Market Snapshot, Noon CT (VIP) -- January 21, 2014

January 21, 2014 05:55 AM

Corn futures remain under pressure, with most contracts fractionally to 2 cents lower.

  • The forecast for cooler temps and rain in key production areas of Argentina is giving bears an edge to start the week. Brazil is also expected to receive timely rains.
  • Also giving market bears the advantage is ongoing concern about China's reluctance to approve the Syngenta Agrisure Viptera variety that has resulted in U.S. corn and DDG shipment rejections.
  • Heavy spillover from the soybean market adds to the negative tone.
  • The market was able to slightly trim gains after weekly corn export inspections of 29.811 million bu. topped expectations and rose nearly 9 million bu. from the week prior.
  • Gulf corn basis held steady this morning and at midday, signaling demand and supply are well balanced.


The front-month soybean contract is posting losses around 30 cents while deferred contracts are seeing losses in the teens to 20s.

  • Recent and expected rains and cooler temps for Argentina are weighing heavily on the bean market to start the trading week.
  • Early pressure and the move through psychological support at $13.00 for nearby contracts triggered sell stops.
  • Traders are also concerned about the spread of H7N9 bird flu in China, especially with the Lunar New Year celebration around the corner. This could eventually translate to lower feed demand.
  • This morning's Weekly Export Inspections Report did not reflect any such slowdown, however. Soybean export inspections of 56.591 million bu. met expectations and helped advance the pace of inspections to 14.5% ahead of year-ago. USDA forecasts exports will surpass the 2012-13 marketing season by 13.3%.
  • The market is also digesting news China's government will end its stockpiling program for soybeans in 2014 in favor on direct subsidies to farmers. This news was expected, but signals China will continue to rely heavily on imports to meet its soybean needs.


Wheat futures remain narrowly mixed in the HRW market, while SRW and HRS wheat are firmer.

  • Ideas the downside has been overdone for the wheat market is encouraging some light short-covering. Some contracts remain oversold according to the Relative Strength Index.
  • The market is also benefiting from some spread unwinding with corn and beans.
  • Also, there is some concern about cold temps in the Plains as recent mild weather eroded protective snowcover.
  • Selling interest is also being limited by recent signs U.S. wheat prices have reached value levels.
  • But weekly wheat export inspections of 15.557 million bu. were disappointing, as the tally was down roughly 10 million bu. from the week prior and below expectations.


Live cattle futures are posting moderate to sharp gains in most contracts at midday. Feeder cattle futures are slightly to moderately higher in most contracts.

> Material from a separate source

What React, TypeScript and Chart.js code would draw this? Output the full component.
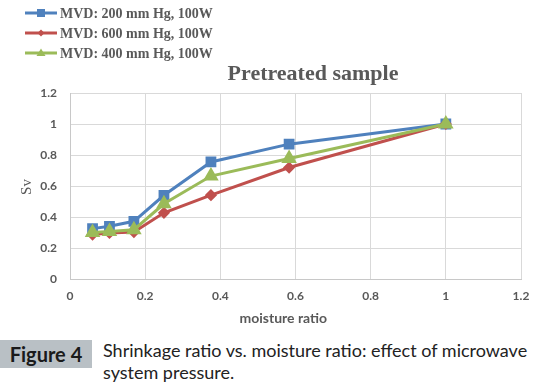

  • Live cattle futures are benefiting from efforts to bring futures in line with record-high cash prices of $142 to $144.50 last week. The front-month contract remains nearly $1 below the lower end of this range.
  • Traders have been hesitant to bring futures in line with the cash market in recent weeks due to uncertainty about the sustainability of lofty prices.
  • Adding to skepticism, showlist estimates are up overall this week, as gains in Nebraska, Colorado and Texas more than offset a slight decline in Kansas.
  • However, the surge in boxed beef prices continues. Choice cuts surged $3.01 and Select rose $2.57 this morning; both cuts are closing in on the $240 per cwt. level. Movement was light at 44 loads, however.
  • Softer corn prices are adding to the positive tone in feeder cattle futures.


Lean hog futures remain mixed at midday.

  • Cash hog bids are mostly steady with a few lower bids today. Winter weather and higher demand after a holiday closure Monday for some plants is preventing some packers from lowering bids.
  • Buying interest is also being tempered by the pork market's ongoing struggle to put in a seasonal low, despite the record-setting runup in the wholesale beef market.
  • This morning, the pork cutout value dropped $1.31 and movement failed to impress at 167.76 loads.
  • Spillover from strong gains in live cattle is helping to limit selling interest as well.
  • Pressure on the front-month contract also stems from the $6.00 premium it holds to the cash index.